Have a good weekend everyone and please hug the people you love.

OBB

Tuesday, January 3, 2012

The Long Road

It is my first entry of 2012 and what do I have to say? Well lots of things as per usual. Happy new year to everyone and I hope the next 12 months bring only happiness and good health for all (with a special shout to my little family!).

Since the tree has gone down, the cute decorations put away and life returned pretty much to normal, I have been thinking about how I will carry on this blog in the new year. I know I began this blog as a chronicle of my cancer journey and I guess in some ways that journey continues on albeit in a different way. I am only 2 weeks out of finishing my treatment so not long ago at all and my full recovery will still take quite some time. But to be honest after 2 days on my own, free from cancer treatment, I am feeling slightly lost. As I have written before - I have never been very successful at entertaining myself and now I have alot of time with...well me. I am trying to find new hobbies, starting back at the gym, doing my daily yoga and meeting up with different friends. But I am now finding out that cancer treatment takes up alot of your time. My days raced by sometimes without me doing very much but I think just getting through each day took all my energy. Now things are moving much slower. And with an idle brain and body comes too much time to think and thinking for me is dangerous territory. I started reading a book about how cancer patients feel post treatment and I ticked every box. Terrified of a recurrence - yup, think every ache and pain is cancer - yup, feel like I was pushed off a cliff - yup. Well I guess that makes me normal and like I have always said - normal is good. This transition is going to take alot more work then I thought. I sometimes think that maybe if i had a job to go back to perhaps I would feel more purpose right now. Of course I know my main jobs right now are to get healthy and strong, be a loving wife and a wonderful mother however I have this urge to be more useful. Patience is a virtue and I clearly need to practice it more.

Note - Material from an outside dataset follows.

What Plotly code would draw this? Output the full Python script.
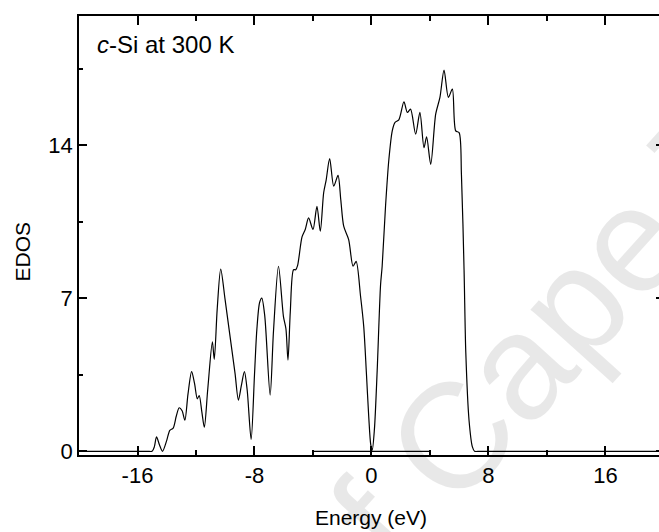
import plotly.graph_objects as go

# Energy (eV) and EDOS values
energy = [-20, -16.0, -15.3, -15.0, -14.85, -14.7, -14.5, -14.29, -14.0, -13.79, -13.56, -13.35, -13.15,
          -12.95, -12.76, -12.55, -12.30, -12.1, -11.91, -11.78, -11.6, -11.43, -11.2,
          -10.88, -10.75, -10.55, -10.31, -10.01, -9.67, -9.33, -9.10, -8.9, -8.69,
          -8.5, -8.23, -8.0, -7.84, -7.65, -7.50, -7.3, -6.93, -6.7, -6.36, -6.02,
          -5.85, -5.71, -5.55, -5.33, -5.18, -5.05, -4.75, -4.53, -4.30, -4.0, -3.73,
          -3.50, -3.27, -3.1, -2.86, -2.58, -2.29, -2.1, -1.90, -1.56, -1.26, -1.05,
          -0.75, -0.53, -0.35, -0.19, -0.05, 0.05, 0.2, 0.39, 0.62, 0.73, 0.96, 1.19,
          1.42, 1.60, 1.87, 2.22, 2.45, 2.67, 3.02, 3.31, 3.59, 3.77, 4.05, 4.39, 4.68,
          4.96, 5.26, 5.53, 5.76, 5.99, 6.15, 6.33, 6.45, 6.67, 6.9, 7.05, 7.4, 8.5, 20]
edos = [0, 0, 0, 0, 0.2, 0.66, 0.3, 0.0, 0.5, 0.96, 1.06, 1.6, 1.99,
        1.85, 1.42, 2.6, 3.64, 3.1, 2.4, 2.55, 1.8, 1.1, 2.8,
        5.0, 4.2, 6.5, 8.33, 6.93, 5.24, 3.56, 2.34, 3.0, 3.64,
        2.8, 0.54, 3.5, 5.55, 6.8, 7.0, 6.2, 2.57, 5.5, 8.46, 6.16,
        5.6, 4.17, 6.4, 8.3, 8.3, 8.5, 9.8, 10.14, 10.67, 10.14, 11.2,
        10.06, 11.82, 12.4, 13.38, 12.12, 12.61, 11.5, 10.29, 9.68, 8.46, 8.68,
        7.1, 5.7, 3.6, 1.6, 0.3, 0.05, 1.0, 3.7, 7.6, 8.46, 11.2, 13.35,
        14.65, 15.03, 15.15, 15.98, 15.49, 15.64, 14.5, 15.49, 13.88, 14.37, 13.12, 15.41, 16.18,
        17.43, 16.18, 16.56, 14.65, 14.57, 12.66, 8.3, 4.5, 1.42, 0.2, 0, 0, 0, 0]

gap_x = [-4, 4]
gap_y = [0, 0]

x_ticks = [-16, -8, 0, 8, 16]
y_ticks = [0, 7, 14]

FONT = "Liberation Sans, Arial, Helvetica, sans-serif"

fig = go.Figure()
fig.add_trace(go.Scatter(x=energy, y=edos, mode="lines",
                         line=dict(color="black", width=1.2, shape="spline", smoothing=0.8),
                         hoverinfo="skip", showlegend=False))
fig.add_trace(go.Scatter(x=gap_x, y=gap_y, mode="lines",
                         line=dict(color="black", width=1.2),
                         hoverinfo="skip", showlegend=False))
fig.add_trace(go.Scatter(x=[-20], y=[0], yaxis="y2", mode="markers",
                         marker=dict(opacity=0), hoverinfo="skip", showlegend=False))

fig.update_layout(
    width=659, height=532,
    margin=dict(l=79, r=0, t=16, b=77),
    paper_bgcolor="white", plot_bgcolor="white",
    font=dict(family=FONT, color="black"),
    xaxis=dict(range=[-20, 19.66], tickvals=x_ticks, ticktext=[str(v) for v in x_ticks],
               ticks="inside", ticklen=9, tickwidth=1.5, tickcolor="black",
               showline=True, linewidth=1.8, linecolor="black", mirror="ticks",
               minor=dict(tickvals=[-12, -4, 4, 12], ticks="inside", ticklen=5,
                          tickwidth=1.5, tickcolor="black", showgrid=False),
               showgrid=False, zeroline=False, tickfont=dict(size=22)),
    yaxis=dict(range=[-0.17, 19.9], tickvals=y_ticks, ticktext=[str(v) for v in y_ticks],
               ticks="inside", ticklen=8, tickwidth=1.5, tickcolor="black",
               showline=True, linewidth=1.8, linecolor="black",
               minor=dict(tickvals=[3.5, 10.5, 17.5], ticks="inside", ticklen=4,
                          tickwidth=1.5, tickcolor="black", showgrid=False),
               showgrid=False, zeroline=False, tickfont=dict(size=22)),
    yaxis2=dict(range=[-0.17, 19.9], overlaying="y", side="right", tickvals=y_ticks,
                ticks="inside", ticklen=3, tickwidth=1.5, tickcolor="black",
                showline=False, showticklabels=False, showgrid=False, zeroline=False),
    annotations=[
        dict(text="of Cape Town", xref="paper", yref="paper", x=(610 - 79) / 580,
             y=(455 - 262) / 439, xanchor="center", yanchor="middle", textangle=-48,
             showarrow=False, font=dict(size=150, color="rgba(0,0,0,0.09)", family=FONT)),
        dict(text="<i>c</i>-Si at 300 K", xref="paper", yref="paper",
             x=(95 - 79) / 580, y=(455 - 44) / 439, xanchor="left", yanchor="middle",
             showarrow=False, font=dict(size=24)),
        dict(text="Energy (eV)", xref="x", yref="paper", x=0, y=(455 - 517) / 439,
             xanchor="center", yanchor="middle", showarrow=False, font=dict(size=21)),
        dict(text="EDOS", xref="paper", yref="paper", x=(22 - 79) / 580,
             y=(455 - 251.5) / 439, xanchor="center", yanchor="middle", textangle=-90,
             showarrow=False, font=dict(size=21)),
    ],
)

fig.write_html("out.html")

So in terms of what is up ahead for me - things are complicated. The road has just gottten longer for OBB and she is tired! Due to my age and difficult diagnosis, my doctors have advised me (or rather told me)to have further preventative surgeries. Maybe OBB is going to have consider another name change eh? It kinda feels like I just played the longest football match of my life and then am being asked to play another 2 hours with no break. It is slightly demoralising and makes me of course angry. This cancer melarky just keeps going and I want out of it. But then I remind myself that my priority is to be here for my daughter. To be able to watch her start school, find her hidden talents, fall in love for the first time and eventually find herself. I also want to grow old with my husband. To travel the world together, to find the quiet moments, to reminiscense over the past and to eventually sit and watch the sunset with our grey hairs blowing in the wind (or rather mine as my husband has none!). So by wanting to give myself the best shot at being here, I must make more sacrifices at a time when I honestly dont want to give anymore. But of course I will. And I think that most people would make the same call in my situation. I love life and the fact I am so scared of having it taken from me only demonstrates how much I love living which I think is a very good thing.

I will keep you posted on the next steps as it will all happen soon. I just want to close this door once and for all and open the other one that has the rainbow on the other side.